Après deux jours passés à la National Gallery de Londres, je ne peux qu'exprimer, à nouveau, mon admiration. Qui ne voudrait accorder au musée la place qu'il revendique ? il s'agit ici d'une des plus belles collections de peinture ancienne au monde. Sont exposés les plus hauts chefs-d'œuvre des plus grands peintres et les conditions de présentation sont presqu'idéales : l'espace, la lumière, le confort sont prodigués aux visiteurs nombreux ; à part la foule elle-même, rien ne vient gêner leur délectation ; les vitres de protection (la plaie de la muséographie moderne) sont réduites au minimum (le minimum inévitable sans doute quand de si fragiles trésors sont exposés dans des lieux aussi ouverts).
Cependant, à mon sens, il manque quelque chose et je n'ai pas trouvé (pas davantage cette fois-ci, pendant ces quelques heures) ce qu'on appellera pompeusement, si on veut, le génie ou l'âme des lieux. Une unité, un principe, un rêve, une chimère... On sait qu'on verra aux Offices ou à l'Académie de Venise le fruit le plus riche de la ville qui les contient ; on sait qu'on trouvera au Rijksmuseum la gloire de Rembrandt et de la peinture hollandaise ; on sait que s'avèrent au Prado le miracle Velázquez et le destin Goya ; le KHM à Vienne possède avec la salle des Bruegel la seule universalité véritable à laquelle l'empire des Habsbourgs puisse jamais prétendre.
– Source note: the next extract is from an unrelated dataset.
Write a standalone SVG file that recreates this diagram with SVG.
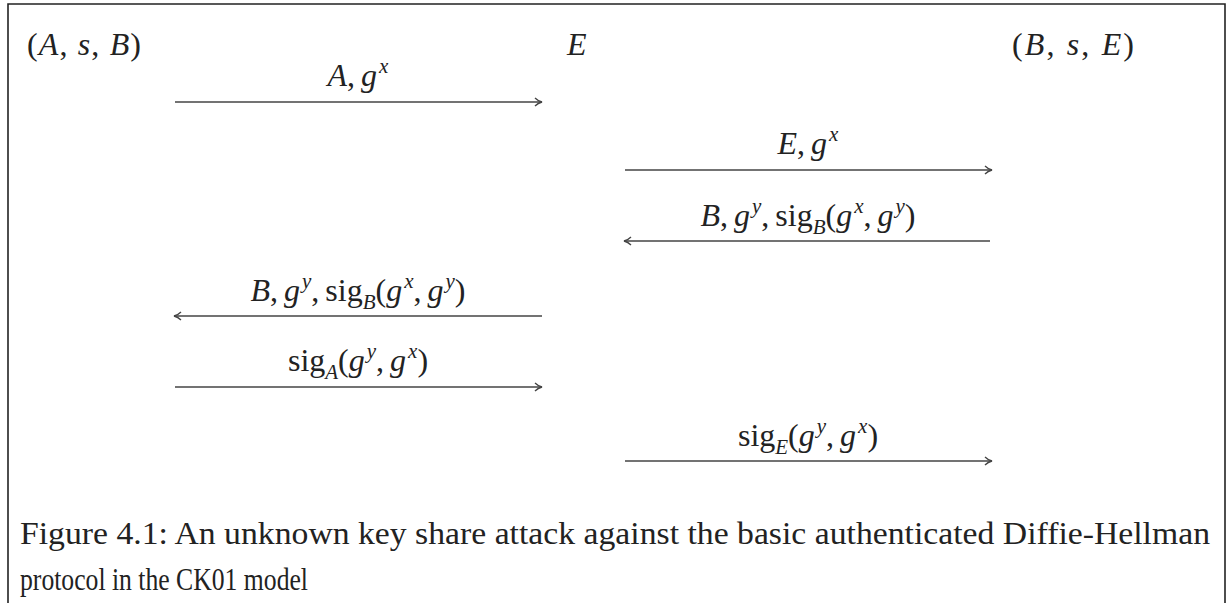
<svg xmlns="http://www.w3.org/2000/svg" width="1231" height="603" viewBox="0 0 1231 603">
<style>
.m{font-family:"Liberation Serif","DejaVu Serif",serif;font-size:32px;fill:#222}
.i{font-style:italic}
.cap{font-family:"Liberation Serif","DejaVu Serif",serif;font-size:31px;fill:#222}
.ar{stroke:#444;stroke-width:1.6;fill:none}
.sup{font-size:21px}
</style>
<defs>
<marker id="ah" viewBox="0 0 10 10" refX="9" refY="5" markerWidth="10" markerHeight="10" markerUnits="userSpaceOnUse" orient="auto">
<path d="M2,1 Q5,4 9,5 Q5,6 2,9" fill="none" stroke="#444" stroke-width="1.3"/>
</marker>
</defs>
<rect width="1231" height="603" fill="#fff"/>
<path d="M8,603 V4 H1225 V603" fill="none" stroke="#222" stroke-width="1.6"/>
<g id="partyA"><text class="m" x="27" y="55" textLength="114" lengthAdjust="spacing">(<tspan class="i">A</tspan>, <tspan class="i">s</tspan>, <tspan class="i">B</tspan>)</text></g>
<g id="partyE"><text class="m i" x="567" y="55">E</text></g>
<g id="partyB"><text class="m" x="1012" y="55" textLength="122" lengthAdjust="spacing">(<tspan class="i">B</tspan>, <tspan class="i">s</tspan>, <tspan class="i">E</tspan>)</text></g>
<g id="connectors">
<line class="ar" x1="175" y1="102" x2="542" y2="102" marker-end="url(#ah)"/>
<line class="ar" x1="625" y1="170" x2="992" y2="170" marker-end="url(#ah)"/>
<line class="ar" x1="990" y1="241" x2="624" y2="241" marker-end="url(#ah)"/>
<line class="ar" x1="542" y1="316" x2="174" y2="316" marker-end="url(#ah)"/>
<line class="ar" x1="175" y1="387" x2="542" y2="387" marker-end="url(#ah)"/>
<line class="ar" x1="625" y1="461" x2="992" y2="461" marker-end="url(#ah)"/>
</g>
<g id="labels">
<text class="m" x="358" y="86" text-anchor="middle"><tspan class="i">A</tspan>,<tspan dx="6" class="i">g</tspan><tspan class="i sup" dx="2" dy="-13">x</tspan></text>
<text class="m" x="808" y="154" text-anchor="middle"><tspan class="i">E</tspan>,<tspan dx="6" class="i">g</tspan><tspan class="i sup" dx="2" dy="-13">x</tspan></text>
<text class="m" x="808" y="226" text-anchor="middle"><tspan class="i">B</tspan>,<tspan dx="6" class="i">g</tspan><tspan class="i sup" dx="2" dy="-13">y</tspan><tspan dy="13">,</tspan><tspan dx="6" dy="0">sig</tspan><tspan class="i sup" dy="8">B</tspan><tspan dy="-8">(</tspan><tspan class="i">g</tspan><tspan class="i sup" dx="2" dy="-13">x</tspan><tspan dy="13">,</tspan><tspan dx="6" class="i">g</tspan><tspan class="i sup" dx="2" dy="-13">y</tspan><tspan dy="13">)</tspan></text>
<text class="m" x="358" y="301" text-anchor="middle"><tspan class="i">B</tspan>,<tspan dx="6" class="i">g</tspan><tspan class="i sup" dx="2" dy="-13">y</tspan><tspan dy="13">,</tspan><tspan dx="6" dy="0">sig</tspan><tspan class="i sup" dy="8">B</tspan><tspan dy="-8">(</tspan><tspan class="i">g</tspan><tspan class="i sup" dx="2" dy="-13">x</tspan><tspan dy="13">,</tspan><tspan dx="6" class="i">g</tspan><tspan class="i sup" dx="2" dy="-13">y</tspan><tspan dy="13">)</tspan></text>
<text class="m" x="358" y="371" text-anchor="middle">sig<tspan class="i sup" dy="8">A</tspan><tspan dy="-8">(</tspan><tspan class="i">g</tspan><tspan class="i sup" dx="2" dy="-13">y</tspan><tspan dy="13">,</tspan><tspan dx="6" class="i">g</tspan><tspan class="i sup" dx="2" dy="-13">x</tspan><tspan dy="13">)</tspan></text>
<text class="m" x="808" y="446" text-anchor="middle">sig<tspan class="i sup" dy="8">E</tspan><tspan dy="-8">(</tspan><tspan class="i">g</tspan><tspan class="i sup" dx="2" dy="-13">y</tspan><tspan dy="13">,</tspan><tspan dx="6" class="i">g</tspan><tspan class="i sup" dx="2" dy="-13">x</tspan><tspan dy="13">)</tspan></text>
</g>
<g id="caption">
<text class="cap" x="20" y="544" textLength="1190" lengthAdjust="spacingAndGlyphs">Figure 4.1: An unknown key share attack against the basic authenticated Diffie-Hellman</text>
<text class="cap" x="20" y="590" textLength="288" lengthAdjust="spacingAndGlyphs">protocol in the CK01 model</text>
</g>
</svg>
Au Louvre, La grande procession de la peinture française court dans les galeries du vieux palais jusqu'au rouge sang-de-bœuf des hautes salles Mollien où l'histoire et l'art marchent ensemble et résonnent dans une formidable cadence. Ici, quoi d'équivalent ?
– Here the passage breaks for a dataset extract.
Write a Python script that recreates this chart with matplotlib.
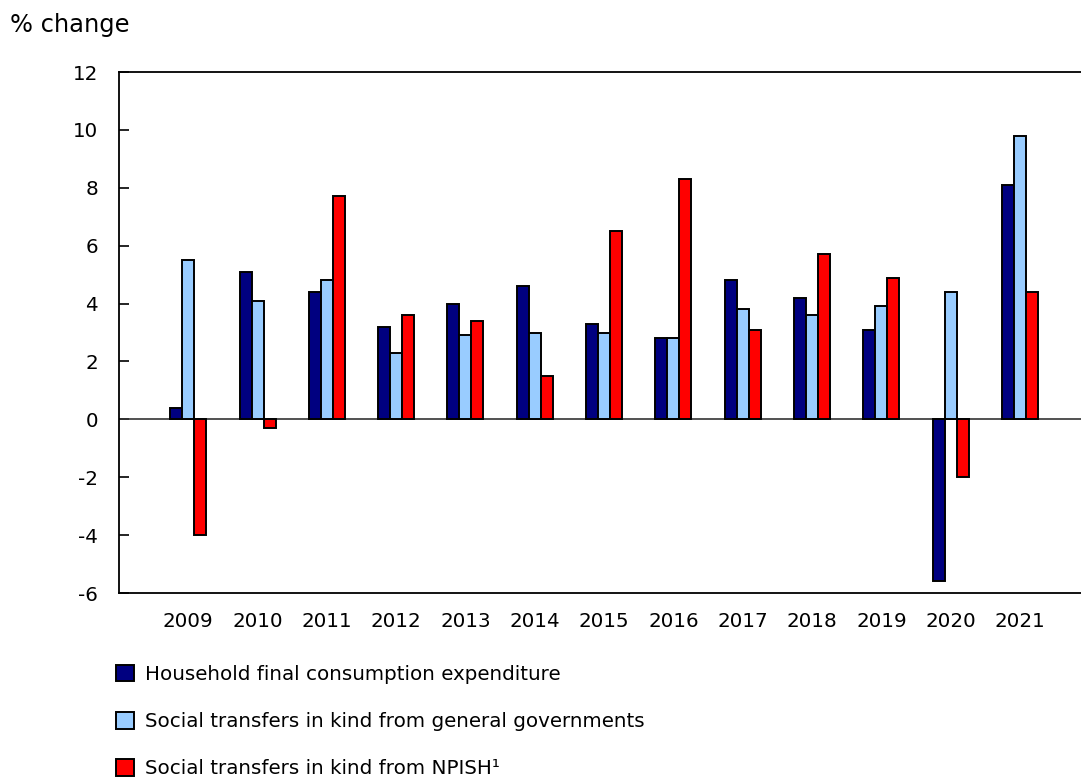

(Que manque-t-il à ce quasi paradis des amateurs d'art, qu'on savoure ailleurs ? Dommage que la peinture anglaise soit en grande partie exilée plus loin dans Londres ; deux ou trois salles entièrement dédiées à Constable et à Turner, qu'on soit fou de ces peintres ou non, permettraient de respirer un autre air... de voir des tableaux autrement qu'ainsi exposés, comme trophées de la fortune de l'Angleterre ou de la perspicacité de ses historiens d'art.)
Que le soleil peigne d'hyacinthe et d'or les nuages noirs, cela est bien beau mais n'égale pas en grandeur le spectacle au couchant des bouches du Rhin et de la Meuse : le crépuscule des eaux froides dans le froid soir d'automne quand, roulant son corps dans le sable, le fleuve Python a étreint l'estuaire Laocoon et que l'Hydre aux dix têtes coupées enfouissant dans l'invisible son incapacité à voir plonge dans la Mer du Nord ! (doutons qu'elle meure, alors que sous les gorges décapitées continue à battre l'infime pulsation des flots).
Dîner chez Mme de Béhague.
Du feu dans les cheminées, car il fait froid comme en hiver, dans les premiers jours de mai. Je pense au récit que faisait Degas de sa première visite : "Je ne voulais pas y aller. Qu'avais-je à faire là ? On me dit : Vous ne pouvez pas refuser. Enfin, je me décide, j'arrive. Coups de timbre. Vestibule de marbre. Laquais en livrée. Escaliers de marbre. Salon, tapisseries, bibelots. Galerie, objets d'art. Là, un Fragonard de 800 000 francs ; là, un Boucher et des ivoires et des orfèvreries, de tout, pour des millions, et, au bout, sur ses fourrures sans prix, dans ce luxe, je la vois, la malheureuse !..."
(H. de Régnier, Carnets.)
Nous avons roulé le long des bois grand ouverts, sous les feuillages manquants. C'est le moment de l'avant-printemps. Mille petites fleurs blanches ont éclos dans les sous-bois auxquels encore, pour un temps, brièvement, la lumière accède. Cependant au loin on regarde flotter, immobile autour des branches nues, une brume d'elles toujours détachée, feuilles futures, qui trouble et bleuit le dessin, épaissit le trait. Un fantôme prend corps. Je me souviens des feux qu'on faisait autrefois dans le jardin à la fin de l'hiver ; on brûlait les dépouilles de la saison passée, brindilles et feuilles mortes. La fumée, que je voyais bleue à contre-jour, montait dans les branches de l'arbre en fleur.